Saturday will be my second Sports Day.
Tomorrow I will sing "Ten Little Indians" at another elementary school at least twenty more times.
6 Comments:
He looked around and verbally wondered as to whether there was anyone of that type in the classroom, then he came to the conclusion that the girls were out of luck.
*snerk* poor girls.
(and your american friends need to see you too)
Back to school time! Have fun :-)
Oh, you're such a tourist when you come to New York! Do you think New Yorkers EVER go to the zoo all on their own?
Rick
Yes, New Yorkers do go to the zoo all on their own. Who else would come to New York for the zoo after all? Especially in the BRONX! ;-) Or they invite people from out of town to give them the excuse to go so they won't appear so shockingly demode in front of other New Yorkers. "Obviously her family from Idaho is in town. What else is she going to do but take them to the zoo?"
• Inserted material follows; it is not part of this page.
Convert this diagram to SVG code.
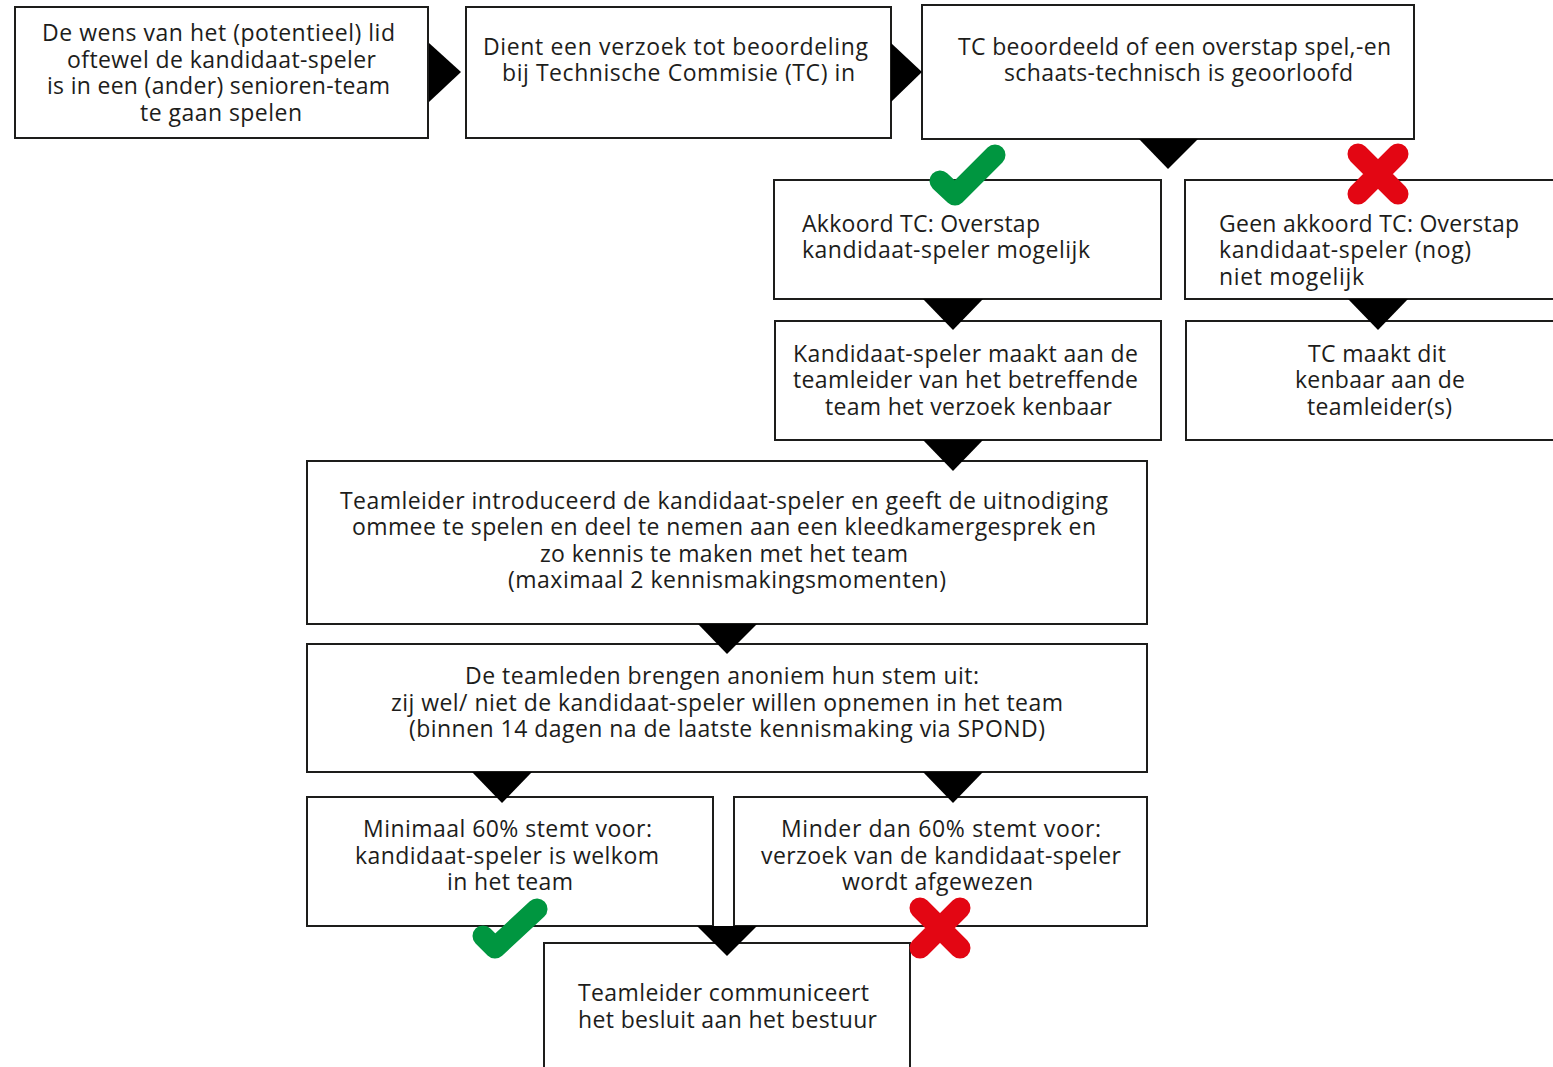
<svg xmlns="http://www.w3.org/2000/svg" width="1553" height="1067" viewBox="0 0 1553 1067">
<style>
.box{fill:#fff;stroke:#1d1d1b;stroke-width:2}
.t{font-family:"Open Sans","Noto Sans",sans-serif;font-size:23px;fill:#1d1d1b}
.arr{fill:#000}
.ok{fill:none;stroke:#009640;stroke-width:21;stroke-linecap:round;stroke-linejoin:round}
.no{fill:none;stroke:#e30613;stroke-width:21;stroke-linecap:round}
</style>
<rect width="1553" height="1067" fill="#fff"/>
<g id="n1"><rect class="box" x="15" y="7" width="413" height="131"/>
<text class="t" lengthAdjust="spacingAndGlyphs"><tspan x="42" y="41" textLength="353">De wens van het (potentieel) lid</tspan><tspan x="67" y="68" textLength="309">oftewel de kandidaat-speler</tspan><tspan x="47" y="94" textLength="343">is in een (ander) senioren-team</tspan><tspan x="140" y="121" textLength="162">te gaan spelen</tspan></text></g>
<g id="n2"><rect class="box" x="466" y="7" width="425" height="131"/>
<text class="t" lengthAdjust="spacingAndGlyphs"><tspan x="483" y="55" textLength="385">Dient een verzoek tot  beoordeling</tspan><tspan x="502" y="81" textLength="353">bij Technische  Commisie (TC) in</tspan></text></g>
<g id="n3"><rect class="box" x="922" y="5" width="492" height="134"/>
<text class="t" lengthAdjust="spacingAndGlyphs"><tspan x="958" y="55" textLength="433">TC beoordeeld of een overstap spel,-en</tspan><tspan x="1004" y="81" textLength="349">schaats-technisch is geoorloofd</tspan></text></g>
<g id="n4"><rect class="box" x="774" y="180" width="387" height="119"/>
<text class="t" lengthAdjust="spacingAndGlyphs"><tspan x="802" y="232" textLength="238">Akkoord TC: Overstap</tspan><tspan x="802" y="258" textLength="288">kandidaat-speler mogelijk</tspan></text></g>
<g id="n5"><rect class="box" x="1185" y="180" width="380" height="119"/>
<text class="t" lengthAdjust="spacingAndGlyphs"><tspan x="1219" y="232" textLength="300">Geen akkoord TC: Overstap</tspan><tspan x="1219" y="258" textLength="252">kandidaat-speler (nog)</tspan><tspan x="1219" y="285" textLength="145">niet mogelijk</tspan></text></g>
<g id="n6"><rect class="box" x="775" y="321" width="386" height="119"/>
<text class="t" lengthAdjust="spacingAndGlyphs"><tspan x="793" y="362" textLength="345">Kandidaat-speler maakt aan de</tspan><tspan x="793" y="388" textLength="345">teamleider van het betreffende</tspan><tspan x="825" y="415" textLength="287">team het verzoek kenbaar</tspan></text></g>
<g id="n7"><rect class="box" x="1186" y="321" width="380" height="119"/>
<text class="t" lengthAdjust="spacingAndGlyphs"><tspan x="1308" y="362" textLength="138">TC maakt dit</tspan><tspan x="1295" y="388" textLength="170">kenbaar aan de</tspan><tspan x="1307" y="415" textLength="145">teamleider(s)</tspan></text></g>
<g id="n8"><rect class="box" x="307" y="461" width="840" height="163"/>
<text class="t" lengthAdjust="spacingAndGlyphs"><tspan x="340" y="509" textLength="768">Teamleider introduceerd de kandidaat-speler en geeft de uitnodiging</tspan><tspan x="352" y="535" textLength="744">ommee te spelen en deel te nemen aan een kleedkamergesprek en</tspan><tspan x="540" y="562" textLength="368">zo kennis te maken met het team</tspan><tspan x="508" y="588" textLength="438">(maximaal 2 kennismakingsmomenten)</tspan></text></g>
<g id="n9"><rect class="box" x="307" y="644" width="840" height="128"/>
<text class="t" lengthAdjust="spacingAndGlyphs"><tspan x="465" y="684" textLength="514">De teamleden brengen anoniem hun stem uit:</tspan><tspan x="391" y="711" textLength="672">zij wel/ niet de kandidaat-speler willen opnemen in het team</tspan><tspan x="409" y="737" textLength="636">(binnen 14 dagen na de laatste kennismaking via SPOND)</tspan></text></g>
<g id="n10"><rect class="box" x="307" y="797" width="406" height="129"/>
<text class="t" lengthAdjust="spacingAndGlyphs"><tspan x="363" y="837" textLength="289">Minimaal 60% stemt voor:</tspan><tspan x="355" y="864" textLength="304">kandidaat-speler is welkom</tspan><tspan x="447" y="890" textLength="126">in het team</tspan></text></g>
<g id="n11"><rect class="box" x="734" y="797" width="413" height="129"/>
<text class="t" lengthAdjust="spacingAndGlyphs"><tspan x="781" y="837" textLength="320">Minder dan 60%  stemt voor:</tspan><tspan x="761" y="864" textLength="360">verzoek van de kandidaat-speler</tspan><tspan x="842" y="890" textLength="191">wordt afgewezen</tspan></text></g>
<g id="n12"><rect class="box" x="544" y="943" width="366" height="140"/>
<text class="t" lengthAdjust="spacingAndGlyphs"><tspan x="578" y="1001" textLength="291">Teamleider communiceert</tspan><tspan x="578" y="1028" textLength="299">het besluit aan het bestuur</tspan></text></g>
<g id="connectors">
<polygon class="arr" points="429,43 461,72 429,102"/>
<polygon class="arr" points="891,43 922,72 891,102"/>
<polygon class="arr" points="1139,139 1198,139 1168,169"/>
<polygon class="arr" points="923,299 983,299 953,330"/>
<polygon class="arr" points="1348,299 1408,299 1378,330"/>
<polygon class="arr" points="923,440 983,440 953,471"/>
<polygon class="arr" points="698,624 757,624 727,654"/>
<polygon class="arr" points="472,772 532,772 502,803"/>
<polygon class="arr" points="923,772 983,772 953,803"/>
<polygon class="arr" points="697,926 757,926 727,956"/>
</g>
<g id="marks">
<polyline class="ok" points="940,181 955,195 995,155"/>
<path class="no" d="M1358,154 L1398,194 M1398,154 L1358,194"/>
<polyline class="ok" points="483,936 495,948 537,909"/>
<path class="no" d="M920,908 L960,948 M960,908 L920,948"/>
</g>
</svg>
Haddayr, all great suggestions. Thanks! I'd already suggested MOMA and the Natural History Museum, as well as the East Village, but I'll put a list together for him of the other stuff. I thought about sending him to the Cloisters, too, but worried about trying to explain it to him in Japanese. I'll still put it on the list and he can show his cousins. His male cousin is apparently an art student, so he'll know where all these things are for sure. I also told him to go to a good club. And to wade through Times Square at some point just to do it.
Also, I will try that explain to the kids about swallowing the sky, but I'm afraid they'll look at me like I'm a weirdo. They're an awfully grown up sort of children here in many ways. And skeptical as well, always ready to raise an eyebrow if something doesn't sit right with them. But who knows. I'll say it and see how they take it! It's as good an explanation as any. And honestly, when they ask me, my first thought is always, They might as well be asking me why the sky is blue.
Actually you haven't been to the AMNH. I can't wait to see your childish delight when you finally get taken there!
Rick
Did you get a chance to compare earwax with the natives? Very educational. Seriously.